Harga timah lesu, TINS melirik bisnis baru



JAKARTA. Harga timah terus merosot mengekor tren koreksi harga minyak mentah internasional. Sejak awal tahun ini hingga Selasa (7/4), harga timah untuk pengiriman April 2015 di Bursa London sudah menyusut 13,86% menjadi US$ 16.712 per ton.

Koreksi harga timah menyebabkan sejumlah produsen komoditas itu mengatur strategi demi mempertahankan bisnisnya. PT Timah Tbk (TINS), misalnya, mulai memperkuat bisnis non-timah.

Emiten pelat merah ini ingin menggenjot kontribusi bisnis non-timah dari sebelumnya 5% menjadi 25% dari total pendapatan.


Meski demikian, manajemen TINS menegaskan tak akan beralih fokus dari bisnis di timah.

Mengacu target bisnis non-timah, TINS akan mengejar pertumbuhan laba dan pendapatan hingga dua kali lipat dari tahun lalu. "Target pendapatan tahun ini kira-kira hampir Rp 10 triliun dan laba bersih Rp 1 triliun. Porsi timah akan berkurang menjadi 75% dari pendapatan," ungkap Sukrisno, Direktur Utama TINS, akhir Maret lalu.

Kepala Riset Buana Capital Suria Dharma mengatakan ekspansi TINS mendiversifikasi bisnisnya ke bidang properti dan rumahsakit. TINS saat ini memiliki cadangan lahan alias land bank seluas 176 hektare (ha) di Bekasi.

Hasan, analis Ciptadana Sekuritas dalam risetnya pada 6 Maret 2015 menuliskan, TINS akan membangun kawasan mixed-used di Bekasi. Untuk membangun kawasan tersebut, TINS telah menyiapkan dana Rp 1 triliun yang berasal dari kas internal. Menurut Hasan, tahun ini TINS berharap sudah bisa meraih pendapatan dari bisnis properti.

Prospek diversifikasi

Di bisnis rumahsakit, TINS memilih lokasi Bangka Belitung. Sebelumnya TINS sudah memiliki rumahsakit yakni RS Bakti Timah. "Dulu, rumahsakit itu berupa yayasan, namun tahun ini perusahaan mulai mengomersialkannya dengan membangun perusahaan baru," tutur Suria.

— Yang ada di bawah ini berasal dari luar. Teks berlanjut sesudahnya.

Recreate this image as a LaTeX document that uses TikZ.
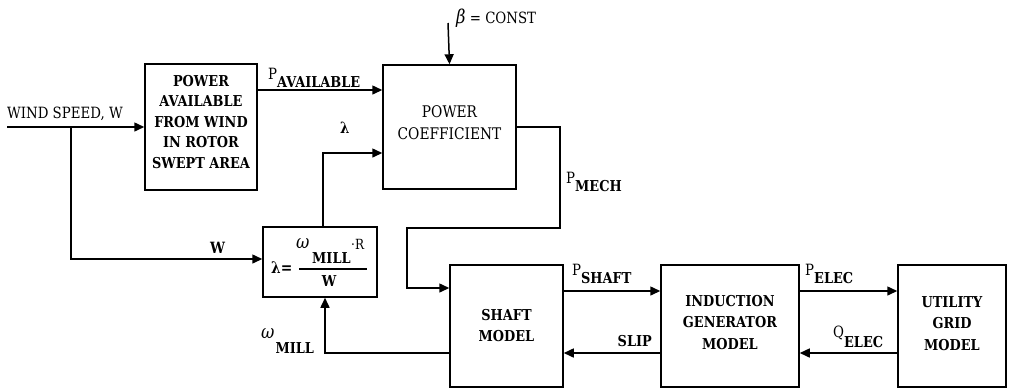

Bisnis rumahsakit diharapkan bisa mendorong kinerja TINS. Bahkan Hasan berharap, bisnis ini sudah mulai berkontribusi ke pendapatan TINS pada 2015.

Sedangkan Suria kurang yakin dengan diversifikasi bisnis TINS. "Pasalnya, bisnis yang dipilih berbeda jauh dengan bisnis inti TINS," kata dia. Suria juga memprediksi penggunaan timah tahun ini cenderung mendatar. Hal itu terlihat dalam 10 tahun terakhir, pertumbuhan tahunan atau compound annual growth rate (CAGR) penggunaan timah hanya 0,71%.

Seperti solder yang merupakan penggunaan terbesar di dunia dari logam timah, menyumbang sekitar 50% penggunaan global dan memiliki CAGR 1,35% pada periode 2004 hingga 2013.

Analis Panin Sekuritas Fajar Indra dalam risetnya pada 6 Maret 2015 mengatakan, di tahun ini TINS berpeluang menjual kembali timah secara besar-besaran. Dia mencatat, di periode yang sama tahun lalu TINS akhirnya menjual timah dalam jumlah signifikan, sehingga volume penjualannya naik 87,4% quarter on quarter (qoq), menjadi 11.243 ton. Hal ini membuat siklus konversi kas pada kuartal IV 2014 menurun menjadi 178 hari dibandingkan kuartal sebelumnya selama 211 hari.

Fajar menerka pendapatan TINS di tahun iniĀ  menurun 7% menjadi Rp 6,87 triliun. Tak hanya itu, laba bersihnya juga diprediksi menyusut 11% menjadi Rp 571 miliar.

Suria dan Hasan merekomendasikan hold dan masing-masing menargetkan harga di Rp 1.005 dan Rp 1.110. Adapun Fajar merekomendasikan neutral di Rp 1.100. Harga TINS kemarin menyusut 2,11% menjadi Rp 930 per saham.